Europe’s inability to execute has direct consequences:

  • Higher input costs and supply uncertainty for manufacturers

  • Exposure to geopolitical shocks and dependency on foreign suppliers

  • Increased CAPEX and longer project timelines in battery and renewable-energy sectors

  • Reduced value capture, as extraction and processing benefits accrue outside Europe

South-East Europe, particularly Serbia, offers relative flexibility. Shorter permitting timelines, lower labor costs, and adaptable industrial zoning create opportunities for pragmatic, regulated execution. Engineering labor costs are roughly one-third of German levels, and large-scale facilities can often be delivered at 30–50% lower CAPEX than in Western Europe.

Reconciling Standards With Industrial Reality

Europe does not need to compromise environmental standards. Rather, it must align regulatory frameworks with industrial execution. Without credible pathways to domestic extraction and processing, Europe’s energy transition risks being externally dependent by design.
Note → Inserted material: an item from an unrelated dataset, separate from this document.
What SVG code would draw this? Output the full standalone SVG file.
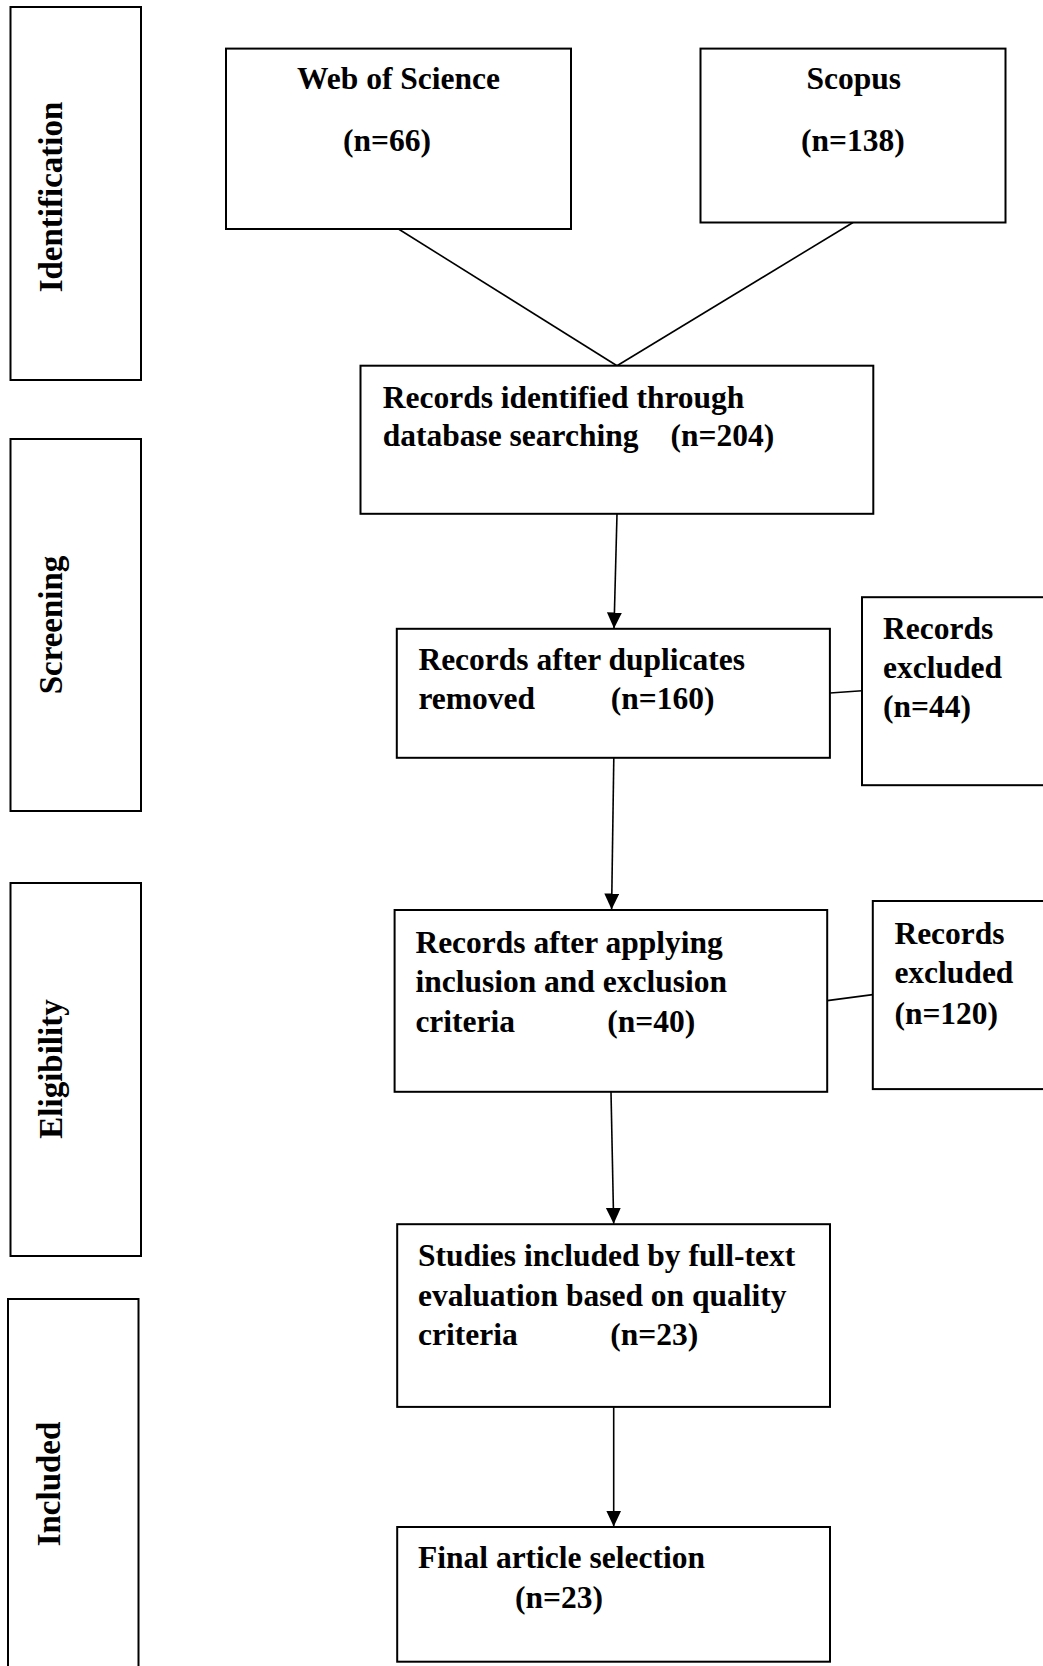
<svg xmlns="http://www.w3.org/2000/svg" width="1043" height="1666" viewBox="0 0 1043 1666">
<style>
.box{fill:#fff;stroke:#000;stroke-width:2}
.t{font-family:"Liberation Serif","Times New Roman",serif;font-weight:bold;font-size:31.5px;fill:#000}
.r{font-family:"Liberation Serif","Times New Roman",serif;font-weight:bold;font-size:33px;fill:#000;text-anchor:middle}
.c{text-anchor:middle}
.ln{fill:none;stroke:#000;stroke-width:1.6}
</style>
<defs>
<marker id="ah" markerUnits="userSpaceOnUse" markerWidth="17" markerHeight="16" refX="16" refY="7.5" orient="auto">
<path d="M0,0 L16,7.5 L0,15 z" fill="#000"/>
</marker>
</defs>
<rect width="1043" height="1666" fill="#fff"/>

<g id="phase-identification">
<rect class="box" x="10.5" y="7" width="130.5" height="373"/>
<text class="r" transform="translate(62,197) rotate(-90)">Identification</text>
</g>
<g id="phase-screening">
<rect class="box" x="10.5" y="439" width="130.5" height="372"/>
<text class="r" transform="translate(62,625) rotate(-90)">Screening</text>
</g>
<g id="phase-eligibility">
<rect class="box" x="10.5" y="883" width="130.5" height="373"/>
<text class="r" transform="translate(62,1069) rotate(-90)">Eligibility</text>
</g>
<g id="phase-included">
<rect class="box" x="8" y="1299" width="130.5" height="380"/>
<text class="r" transform="translate(60,1484) rotate(-90)">Included</text>
</g>

<g id="connectors">
<line class="ln" x1="398.5" y1="229" x2="617" y2="365.7"/>
<line class="ln" x1="853" y1="222.5" x2="617" y2="365.7"/>
<line class="ln" x1="617" y1="514" x2="614" y2="628.5" marker-end="url(#ah)"/>
<line class="ln" x1="830" y1="693" x2="862" y2="690.8"/>
<line class="ln" x1="613.8" y1="758" x2="611.6" y2="909.5" marker-end="url(#ah)"/>
<line class="ln" x1="827.2" y1="1000.6" x2="872.8" y2="994.6"/>
<line class="ln" x1="611" y1="1092" x2="613.7" y2="1223.8" marker-end="url(#ah)"/>
<line class="ln" x1="613.7" y1="1407" x2="613.7" y2="1526.6" marker-end="url(#ah)"/>
</g>

<g id="wos">
<rect class="box" x="226" y="48.6" width="345" height="180.4"/>
<text class="t c" x="398.5" y="89">Web of Science</text>
<text class="t c" x="387" y="150.7">(n=66)</text>
</g>
<g id="scopus">
<rect class="box" x="700.5" y="48.6" width="305" height="173.9"/>
<text class="t c" x="853.7" y="89">Scopus</text>
<text class="t c" x="852.8" y="150.7">(n=138)</text>
</g>
<g id="identified">
<rect class="box" x="360.5" y="365.7" width="512.8" height="148.1"/>
<text class="t" x="382.7" y="407.5">Records identified through</text>
<text class="t" x="382.7" y="445.5">database searching</text>
<text class="t" x="670.5" y="445.5">(n=204)</text>
</g>
<g id="duplicates">
<rect class="box" x="396.8" y="628.8" width="433.1" height="129"/>
<text class="t" x="418.4" y="670">Records after duplicates</text>
<text class="t" x="418.4" y="708.5">removed</text>
<text class="t" x="610.7" y="708.5">(n=160)</text>
</g>
<g id="excluded-44">
<rect class="box" x="862" y="597.2" width="200" height="188"/>
<text class="t" x="883" y="639">Records</text>
<text class="t" x="883" y="678">excluded</text>
<text class="t" x="883" y="717">(n=44)</text>
</g>
<g id="criteria">
<rect class="box" x="394.6" y="910" width="432.6" height="181.8"/>
<text class="t" x="415.4" y="952.8">Records after applying</text>
<text class="t" x="415.4" y="992">inclusion and exclusion</text>
<text class="t" x="415.4" y="1032.4">criteria</text>
<text class="t" x="607.2" y="1032.4">(n=40)</text>
</g>
<g id="excluded-120">
<rect class="box" x="872.8" y="901" width="200" height="188.1"/>
<text class="t" x="894.4" y="943.5">Records</text>
<text class="t" x="894.4" y="983.3">excluded</text>
<text class="t" x="894.4" y="1024">(n=120)</text>
</g>
<g id="fulltext">
<rect class="box" x="397.2" y="1224.2" width="432.8" height="182.7"/>
<text class="t" x="418" y="1266.3">Studies included by full-text</text>
<text class="t" x="418" y="1306">evaluation based on quality</text>
<text class="t" x="418" y="1344.7">criteria</text>
<text class="t" x="610.2" y="1344.7">(n=23)</text>
</g>
<g id="final">
<rect class="box" x="397.2" y="1527" width="432.8" height="134.7"/>
<text class="t" x="418" y="1568.2">Final article selection</text>
<text class="t" x="515" y="1608">(n=23)</text>
</g>
</svg>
Strategic autonomy requires physical throughput, not policy declarations alone.

Looking toward 2026–2035, supply chains formed during this period will define Europe’s industrial competitiveness for decades. Countries unable to move from resource identification to execution risk remaining peripheral, regardless of geological wealth.

The cases of Serbia, Norway, Portugal, Spain, the Nordics, and Central Europe converge on a single lesson: Europe’s critical-materials problem is institutional, not geological. Until governance frameworks balance environmental protection with strategic execution, Europe will continue exporting environmental impact while importing dependency.

The continent’s critical-materials debate is no longer about whether mining should occur, but where, under what standards, and with what strategic intent. The true scarcity is not lithium, rare earths, or nickel—it is the capacity to decide, deliver, and execute.